Flooding in Otey, Texas, following Hurricane Harvey in 2017. This is one of a series of images captured by NOAA’s National Geodetic Survey in the aftermath of the storm. Image Credit: NOAA

“We determined that in the first eight days post-landfall, 30 percent of Harvey’s stormwater was captured or stored on land — most as standing water that sits on the surface. Around 60 percent was lost or drained into the ocean and Galveston Bay over the first few days after the storm, and the remaining 10 percent was lost via evapotranspiration, or a combination of evaporation and plant transpiration,” said first author Chris Milliner of NASA’s Jet Propulsion Laboratory in Pasadena, California.

The 30 percent of water that was stored on land then gradually dissipated over a period of about five weeks, likely through evapotranspiration, groundwater runoff into nearby rivers and the replenishment of aquifers.

How It Works

Made up of satellites, receivers and ground stations located around the world, GPS allows scientists to measure changes in Earth’s surface elevation to an accuracy of less than an inch (a few millimeters). It works much like GPS on your mobile phone but with greater accuracy. The study team used daily elevation measurements from about 220 of these ground stations, from western Texas to Louisiana, to track changes in the amount of stormwater on land after the hurricane.


This animation shows the elastic response of Earth to increasing and decreasing a water load on the surface. The amount of depression corresponds with the expected depression the surface underwent due to the weight of Hurricane Harvey’s stormwater. Image Credit: NASA / JPL-Caltech

“When you sit on a mattress, your weight depresses its surface. Earth’s crust is also elastic and behaves in a similar way under the weight of water,” said Milliner. “GPS is measuring the amount of subsidence (or depression), which tells you how much water mass must be pressing on the surface and where that water is distributed.”

The team determined that in the first several days after Hurricane Harvey, the land around Houston lowered in elevation by as much as 20 millimeters. The GPS data also tracked a clear pattern of land subsidence that migrated across the Gulf Coast over a seven-day period, consistent with the position of Hurricane Harvey. Following this initial land subsidence, measurements from GPS stations found that Earth’s surface gradually rose back up, indicating water was draining and evaporating from land — just as a mattress behaves when you slowly stand up and remove your weight from it.

To detect Earth’s mattress-like response to changes in water mass, the team first had to process the GPS data to remove systematic errors called common mode error (CME). CME acts essentially as “noise” that masks the hydrologic signal. Using an independent component-analysis filter, the team was able to statistically separate the raw GPS data into CME and hydrologic signals. This allowed them to discard the signal that was noise and extract the subtle hydrologic signal they sought.

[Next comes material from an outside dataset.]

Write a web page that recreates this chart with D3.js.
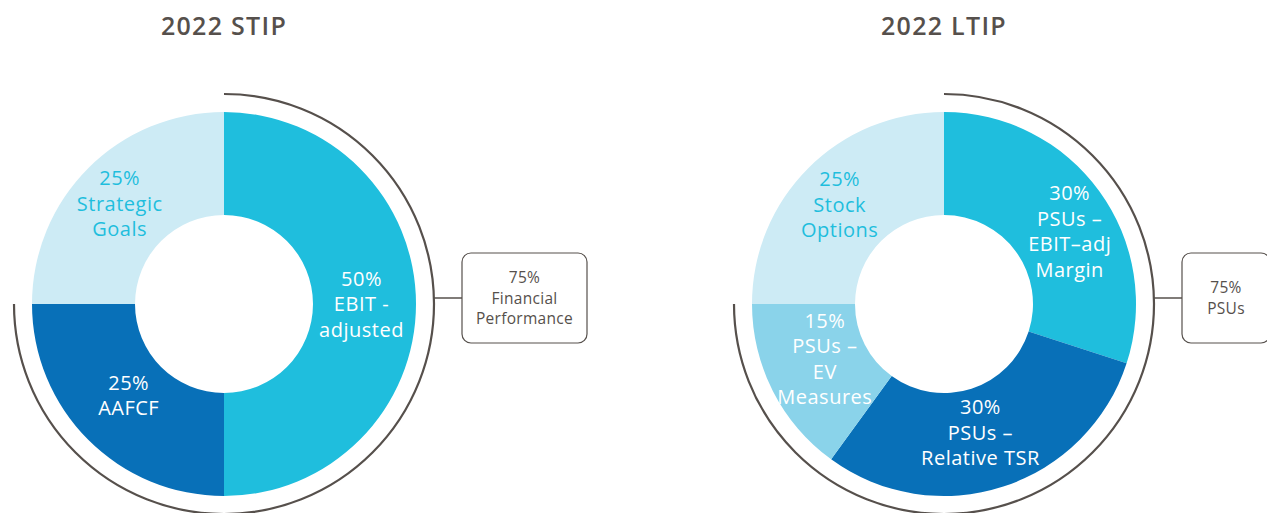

With the filtered GPS data, scientists were able to determine the daily magnitude and location of the surface depression and from this calculate the daily mass of water that caused it.

Why It Matters

The study demonstrates — for the first time — that it is possible to robustly quantify daily changes in water storage following extreme precipitation events like major hurricanes. It allows us to see how much water is temporarily stored on land after a major hurricane, where it is stored, and how long it takes for stored water to dissipate over time.

Scientists wanting to understand how the hydrologic system behaves in response to large storms benefit from this information, but so do water and flood managers. If they know how much water was stored on land and how long it took for the water to dissipate after a major precipitation event, they have a clearer understanding of what to expect when the next major, rain-intensive storm hits — and can prepare accordingly.